Beer industry in Mexico
Beer has been produced in Mexico for over 125 years, and we're sure it still has many more to come.
According to The book on Mexican Beer (Museo Museo, 2016), Mexico consumes more than 71 millions Hectoliters every year, which means that an average Mexican drinks up to 63 liters a year – and those numbers place us among the top 10 beer drinking countries in the world.
Likewise, the beer industry has had an economic growth of 0.7 per cent in just six years (2010 – 2016). Thus, the efforts of large scale and small scale producers have bear fruit. Mexico is today the fourth producer of beer, with 105 millions of hectoliters per year.
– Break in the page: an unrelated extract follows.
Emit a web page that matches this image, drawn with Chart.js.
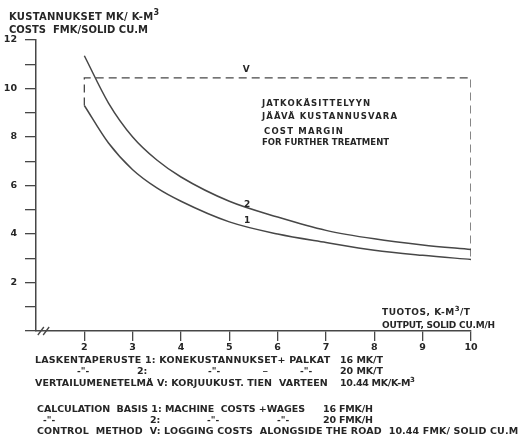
<!DOCTYPE html>
<html>
<head>
<meta charset="utf-8">
<script src="https://cdn.jsdelivr.net/npm/chart.js@4.4.1/dist/chart.umd.min.js"></script>
<style>
  html, body { margin: 0; padding: 0; background: #ffffff; }
  #wrap { width: 526px; height: 440px; }
</style>
</head>
<body>
<div id="wrap"><canvas id="c" width="526" height="440"></canvas></div>
<script>
// Output, solid cu.m per hour
const outputX = [2, 2.5, 3, 3.5, 4, 5, 6, 7, 8, 9, 10];
// Cost per solid cu.m, basis 1 (16 FMK/h)
const costBasis1 = [9.3, 7.75, 6.65, 5.9, 5.35, 4.5, 4.0, 3.65, 3.33, 3.12, 2.95];
// Cost per solid cu.m, basis 2 (20 FMK/h)
const costBasis2 = [11.35, 9.4, 8.0, 7.05, 6.35, 5.35, 4.7, 4.15, 3.8, 3.55, 3.36];
// Control method V: logging costs alongside the road
const controlCostV = 10.44;
const xTickValues = [2, 3, 4, 5, 6, 7, 8, 9, 10];
const yLabelValues = [2, 4, 6, 8, 10, 12];

const INK = '#262626';
const LINE = '#474747';
const FONT = '"DejaVu Sans", "Liberation Sans", sans-serif';

const pts = (xs, ys) => xs.map((x, i) => ({ x: x, y: ys[i] }));
const first = outputX[0], last = outputX[outputX.length - 1];
const marginBox = [
  { x: first, y: costBasis1[0] },
  { x: first, y: controlCostV },
  { x: last, y: controlCostV },
  { x: last, y: costBasis1[costBasis1.length - 1] }
];

// Text from left x at vertical centre y, stretched to a width;
// a '³' is set as a raised, smaller 3.
function fitText(ctx, text, x, y, width, size) {
  const parts = text.split('³');
  const main = 'bold ' + size + 'px ' + FONT;
  const sup = 'bold ' + Math.round(size * 0.75) + 'px ' + FONT;
  ctx.letterSpacing = '0px';
  let natural = 0, count = 0;
  parts.forEach((p, i) => {
    ctx.font = main;
    natural += ctx.measureText(p).width;
    count += [...p].length;
    if (i < parts.length - 1) {
      ctx.font = sup;
      natural += ctx.measureText('3').width;
      count += 1;
    }
  });
  const spacing = (width && count > 1) ? (width - natural) / (count - 1) : 0;
  ctx.letterSpacing = spacing.toFixed(2) + 'px';
  let cx = x;
  parts.forEach((p, i) => {
    ctx.font = main;
    ctx.fillText(p, cx, y);
    cx += ctx.measureText(p).width;
    if (i < parts.length - 1) {
      ctx.font = sup;
      ctx.fillText('3', cx, y - size * 0.4);
      cx += ctx.measureText('3').width;
    }
  });
  ctx.letterSpacing = '0px';
}

const textPlugin = {
  id: 'annotationsText',
  afterDraw(chart) {
    const ctx = chart.ctx;
    const xs = chart.scales.x, ys = chart.scales.y;
    ctx.save();
    ctx.fillStyle = INK;
    ctx.textBaseline = 'middle';
    ctx.textAlign = 'left';

    // axis titles
    fitText(ctx, 'KUSTANNUKSET MK/ K-M³', 9, 17, 150, 10);
    fitText(ctx, 'COSTS  FMK/SOLID CU.M', 9, 30, 139, 10);
    fitText(ctx, 'TUOTOS, K-M³/T', 382, 313, 88, 9);
    fitText(ctx, 'OUTPUT, SOLID CU.M/H', 382, 326, 113, 9);

    // margin box annotation
    fitText(ctx, 'JATKOKÄSITTELYYN', 262, 104, 108, 8.5);
    fitText(ctx, 'JÄÄVÄ KUSTANNUSVARA', 262, 117, 135, 8.5);
    fitText(ctx, 'COST MARGIN', 264, 132, 79, 8.5);
    fitText(ctx, 'FOR FURTHER TREATMENT', 262, 143, 127, 8.5);

    // curve and line labels
    ctx.textAlign = 'center';
    ctx.font = 'bold 9px ' + FONT;
    ctx.fillText('V', xs.getPixelForValue(5.35), ys.getPixelForValue(controlCostV) - 8);
    ctx.fillText('2', xs.getPixelForValue(5.37), ys.getPixelForValue(5.2));
    ctx.fillText('1', xs.getPixelForValue(5.37), ys.getPixelForValue(4.53));
    ctx.textAlign = 'left';

    // calculation notes
    const ns = 9.5;
    fitText(ctx, 'LASKENTAPERUSTE 1: KONEKUSTANNUKSET+ PALKAT', 35, 361, 295, ns);
    fitText(ctx, '16 MK/T', 340, 361, 43, ns);
    fitText(ctx, '-"-', 77, 372, 0, 9);
    fitText(ctx, '2:', 137, 372, 0, ns);
    fitText(ctx, '-"-', 208, 372, 0, 9);
    fitText(ctx, '_', 263, 368, 0, 9);
    fitText(ctx, '-"-', 300, 372, 0, 9);
    fitText(ctx, '20 MK/T', 340, 372, 43, ns);
    fitText(ctx, 'VERTAILUMENETELMÄ V: KORJUUKUST. TIEN  VARTEEN', 35, 384, 293, ns);
    fitText(ctx, '10.44 MK/K-M³', 340, 384, 75, ns);

    fitText(ctx, 'CALCULATION  BASIS 1: MACHINE  COSTS +WAGES', 37, 410, 268, ns);
    fitText(ctx, '16 FMK/H', 323, 410, 50, ns);
    fitText(ctx, '-"-', 43, 421, 0, 9);
    fitText(ctx, '2:', 150, 421, 0, ns);
    fitText(ctx, '-"-', 207, 421, 0, 9);
    fitText(ctx, '-"-', 277, 421, 0, 9);
    fitText(ctx, '20 FMK/H', 323, 421, 50, ns);
    fitText(ctx, 'CONTROL  METHOD  V: LOGGING COSTS  ALONGSIDE THE ROAD  10.44 FMK/ SOLID CU.M', 37, 432, 481, ns);

    // axis break marks
    ctx.strokeStyle = LINE;
    ctx.lineWidth = 1.3;
    const by = ys.getPixelForValue(0);
    [1.1, 1.21].forEach(v => {
      const px = xs.getPixelForValue(v);
      ctx.beginPath();
      ctx.moveTo(px - 3, by + 4);
      ctx.lineTo(px + 3, by - 4);
      ctx.stroke();
    });
    ctx.restore();
  }
};

new Chart(document.getElementById('c'), {
  type: 'line',
  data: {
    datasets: [
      {
        label: '1',
        data: pts(outputX, costBasis1),
        borderColor: LINE, borderWidth: 1.5,
        pointRadius: 0, cubicInterpolationMode: 'monotone', fill: false
      },
      {
        label: '2',
        data: pts(outputX, costBasis2),
        borderColor: LINE, borderWidth: 1.5,
        pointRadius: 0, cubicInterpolationMode: 'monotone', fill: false
      },
      {
        label: 'V',
        data: marginBox,
        borderColor: LINE, borderWidth: 1.3, borderDash: [8, 5],
        pointRadius: 0, tension: 0, fill: false
      }
    ]
  },
  options: {
    responsive: false,
    animation: false,
    devicePixelRatio: 1,
    layout: { padding: { top: 40, right: 55, left: 0, bottom: 0 } },
    plugins: { legend: { display: false }, tooltip: { enabled: false } },
    scales: {
      x: {
        type: 'linear',
        min: 1, max: 10,
        afterBuildTicks(scale) { scale.ticks = xTickValues.map(v => ({ value: v })); },
        afterFit(scale) { scale.height = 109; },
        border: { display: true, color: LINE, width: 1.5 },
        grid: { drawOnChartArea: false, drawTicks: true, tickLength: 10, color: LINE, lineWidth: 1.3 },
        ticks: {
          color: INK, padding: 1, maxRotation: 0,
          font: { family: FONT, size: 9.5, weight: 'bold' },
          callback: v => String(v)
        }
      },
      y: {
        type: 'linear',
        min: 0, max: 12,
        afterBuildTicks(scale) {
          const t = [];
          for (let v = 0; v <= 12; v++) t.push({ value: v });
          scale.ticks = t;
        },
        afterFit(scale) { scale.width = 36; },
        border: { display: true, color: LINE, width: 1.5 },
        grid: { drawOnChartArea: false, drawTicks: true, tickLength: 11, color: LINE, lineWidth: 1.3 },
        ticks: {
          color: INK, padding: 8,
          font: { family: FONT, size: 9.5, weight: 'bold' },
          callback: v => (yLabelValues.includes(v) ? String(v) : '')
        }
      }
    }
  },
  plugins: [textPlugin]
});
</script>
</body>
</html>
And whiile we are still below China, Brazil and the United States, we've surpassed Germany and its famous beer tradition. That's one for the history books.
Finally, it's necessary to highlight that our country is also the world's number one beer exporter (to 180 countries, no less), according to the figures gathered by Cerveceros de Mexico (Mexican Beer-Makers) during 2015.
What beer styles do we produce?
There are many beer styles, and everything depends on how beer is brewed. Generally, beer falls within two categories: lager and ale. The Book on Mexican Beer says that “for brewing ales, light yeasts are necessary and the process is done at temperatures between 17 to 24°C in order to achieve complex fruit flavors.” On the other hand, lager beers need “a yeast that acts from deep within, brewed at temperatures between 8 to 15°C, so the slow process achieves a sharp flavor with a crystalline look and a higher carbonation.”
Large or small, we all contribute
Perhaps the most common beers are those of multinational companies, such as Cervecería Cuauhtémoc or the Modelo Group, but there are currently over 400 craft beer producers in the country, and they play a key role not only in the growth of the industry but also in product quality and positive competition.
This beer boom is the result of the efforts of both, the producer and the consumer.